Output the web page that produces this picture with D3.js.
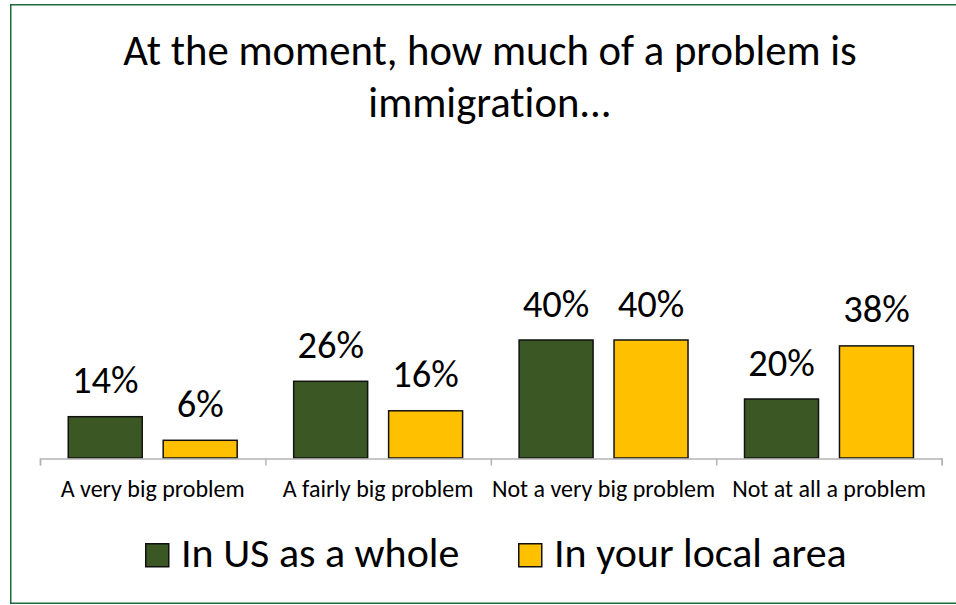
<!DOCTYPE html>
<html>
<head>
<meta charset="utf-8">
<script src="https://cdn.jsdelivr.net/npm/d3@7"></script>
<style>
  html, body { margin: 0; padding: 0; background: #fff; }
  svg { display: block; }
  text { font-family: Carlito, Calibri, "Open Sans", sans-serif; fill: #000; font-variant-ligatures: none; font-feature-settings: "liga" 0, "clig" 0; }
</style>
</head>
<body>
<svg id="chart" width="956" height="605"></svg>
<script>
// Survey responses, percent
const titleLines = ["At the moment, how much of a problem is", "immigration..."];
const categories = ["A very big problem", "A fairly big problem", "Not a very big problem", "Not at all a problem"];
const seriesNames = ["In US as a whole", "In your local area"];
const usWhole = [14, 26, 40, 20];
const localArea = [6, 16, 40, 38];
const seriesColors = ["#3A5724", "#FFC000"];

const seriesValues = [usWhole, localArea];

const svg = d3.select("#chart");

// Outer frame
svg.append("rect")
  .attr("x", 10.75).attr("y", 4.75)
  .attr("width", 960).attr("height", 598.5)
  .attr("fill", "none")
  .attr("stroke", "#1F6B3C")
  .attr("stroke-width", 1.5);

// Title
svg.append("text")
  .attr("text-anchor", "middle")
  .attr("font-size", 42.7)
  .selectAll("tspan")
  .data(titleLines)
  .join("tspan")
  .attr("x", 490)
  .attr("y", (d, i) => 65 + i * 52)
  .text(d => d);

// Scales
const x0 = d3.scaleBand().domain(categories).range([40, 941.7]).padding(0);
const x1 = d3.scaleBand().domain(seriesNames)
  .range([27.5, x0.bandwidth() - 27.5])
  .paddingInner(0.205).paddingOuter(0);
const y = d3.scaleLinear().domain([0, 50]).range([458, 310.5]);

// Bars
const groups = svg.append("g").selectAll("g")
  .data(categories)
  .join("g")
  .attr("transform", d => `translate(${x0(d)},0)`);

const cells = groups.selectAll("g")
  .data((c, ci) => seriesNames.map((s, si) => ({ s, si, v: seriesValues[si][ci] })))
  .join("g");

cells.append("rect")
  .attr("x", d => x1(d.s) + 0.75)
  .attr("width", x1.bandwidth() - 1.5)
  .attr("y", d => y(d.v))
  .attr("height", d => y(0) - y(d.v))
  .attr("fill", d => seriesColors[d.si])
  .attr("stroke", "#111")
  .attr("stroke-width", 1.5);

cells.append("text")
  .attr("x", d => x1(d.s) + x1.bandwidth() / 2)
  .attr("y", d => y(d.v) - 23.5)
  .attr("text-anchor", "middle")
  .attr("font-size", 38.5)
  .text(d => d.v + "%");

// Category axis: boundary ticks
const xEdges = d3.scaleLinear().domain([0, categories.length]).range(x0.range());
const axis = svg.append("g")
  .attr("transform", `translate(0,${y(0) + 0.5})`)
  .call(d3.axisBottom(xEdges)
    .tickValues(d3.range(categories.length + 1))
    .tickSize(7)
    .tickSizeOuter(7)
    .tickFormat(""));
axis.selectAll("path, line").attr("stroke", "#B4B4B4").attr("stroke-width", 1.5);

svg.append("g").selectAll("text")
  .data(categories)
  .join("text")
  .attr("x", d => x0(d) + x0.bandwidth() / 2)
  .attr("y", 497)
  .attr("text-anchor", "middle")
  .attr("font-size", 24)
  .text(d => d);

// Legend
const legendX = [145, 518];
const legend = svg.append("g").selectAll("g")
  .data(seriesNames)
  .join("g")
  .attr("transform", (d, i) => `translate(${legendX[i]},543)`);
legend.append("rect")
  .attr("x", 0.75).attr("y", 0.75)
  .attr("width", 23).attr("height", 23)
  .attr("fill", (d, i) => seriesColors[i])
  .attr("stroke", "#111")
  .attr("stroke-width", 1.5);
legend.append("text")
  .attr("x", 36)
  .attr("y", 23.7)
  .attr("font-size", 42)
  .text(d => d);
</script>
</body>
</html>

> Your task: Please write out all the data again word for word, but not the pictures.

> Correct response:
Output the web page that produces this picture with D3.js.
<!DOCTYPE html>
<html>
<head>
<meta charset="utf-8">
<script src="https://cdn.jsdelivr.net/npm/d3@7"></script>
<style>
  html, body { margin: 0; padding: 0; background: #fff; }
  svg { display: block; }
  text { font-family: Carlito, Calibri, "Open Sans", sans-serif; fill: #000; font-variant-ligatures: none; font-feature-settings: "liga" 0, "clig" 0; }
</style>
</head>
<body>
<svg id="chart" width="956" height="605"></svg>
<script>
// Survey responses, percent
const titleLines = ["At the moment, how much of a problem is", "immigration..."];
const categories = ["A very big problem", "A fairly big problem", "Not a very big problem", "Not at all a problem"];
const seriesNames = ["In US as a whole", "In your local area"];
const usWhole = [14, 26, 40, 20];
const localArea = [6, 16, 40, 38];
const seriesColors = ["#3A5724", "#FFC000"];

const seriesValues = [usWhole, localArea];

const svg = d3.select("#chart");

// Outer frame
svg.append("rect")
  .attr("x", 10.75).attr("y", 4.75)
  .attr("width", 960).attr("height", 598.5)
  .attr("fill", "none")
  .attr("stroke", "#1F6B3C")
  .attr("stroke-width", 1.5);

// Title
svg.append("text")
  .attr("text-anchor", "middle")
  .attr("font-size", 42.7)
  .selectAll("tspan")
  .data(titleLines)
  .join("tspan")
  .attr("x", 490)
  .attr("y", (d, i) => 65 + i * 52)
  .text(d => d);

// Scales
const x0 = d3.scaleBand().domain(categories).range([40, 941.7]).padding(0);
const x1 = d3.scaleBand().domain(seriesNames)
  .range([27.5, x0.bandwidth() - 27.5])
  .paddingInner(0.205).paddingOuter(0);
const y = d3.scaleLinear().domain([0, 50]).range([458, 310.5]);

// Bars
const groups = svg.append("g").selectAll("g")
  .data(categories)
  .join("g")
  .attr("transform", d => `translate(${x0(d)},0)`);

const cells = groups.selectAll("g")
  .data((c, ci) => seriesNames.map((s, si) => ({ s, si, v: seriesValues[si][ci] })))
  .join("g");

cells.append("rect")
  .attr("x", d => x1(d.s) + 0.75)
  .attr("width", x1.bandwidth() - 1.5)
  .attr("y", d => y(d.v))
  .attr("height", d => y(0) - y(d.v))
  .attr("fill", d => seriesColors[d.si])
  .attr("stroke", "#111")
  .attr("stroke-width", 1.5);

cells.append("text")
  .attr("x", d => x1(d.s) + x1.bandwidth() / 2)
  .attr("y", d => y(d.v) - 23.5)
  .attr("text-anchor", "middle")
  .attr("font-size", 38.5)
  .text(d => d.v + "%");

// Category axis: boundary ticks
const xEdges = d3.scaleLinear().domain([0, categories.length]).range(x0.range());
const axis = svg.append("g")
  .attr("transform", `translate(0,${y(0) + 0.5})`)
  .call(d3.axisBottom(xEdges)
    .tickValues(d3.range(categories.length + 1))
    .tickSize(7)
    .tickSizeOuter(7)
    .tickFormat(""));
axis.selectAll("path, line").attr("stroke", "#B4B4B4").attr("stroke-width", 1.5);

svg.append("g").selectAll("text")
  .data(categories)
  .join("text")
  .attr("x", d => x0(d) + x0.bandwidth() / 2)
  .attr("y", 497)
  .attr("text-anchor", "middle")
  .attr("font-size", 24)
  .text(d => d);

// Legend
const legendX = [145, 518];
const legend = svg.append("g").selectAll("g")
  .data(seriesNames)
  .join("g")
  .attr("transform", (d, i) => `translate(${legendX[i]},543)`);
legend.append("rect")
  .attr("x", 0.75).attr("y", 0.75)
  .attr("width", 23).attr("height", 23)
  .attr("fill", (d, i) => seriesColors[i])
  .attr("stroke", "#111")
  .attr("stroke-width", 1.5);
legend.append("text")
  .attr("x", 36)
  .attr("y", 23.7)
  .attr("font-size", 42)
  .text(d => d);
</script>
</body>
</html>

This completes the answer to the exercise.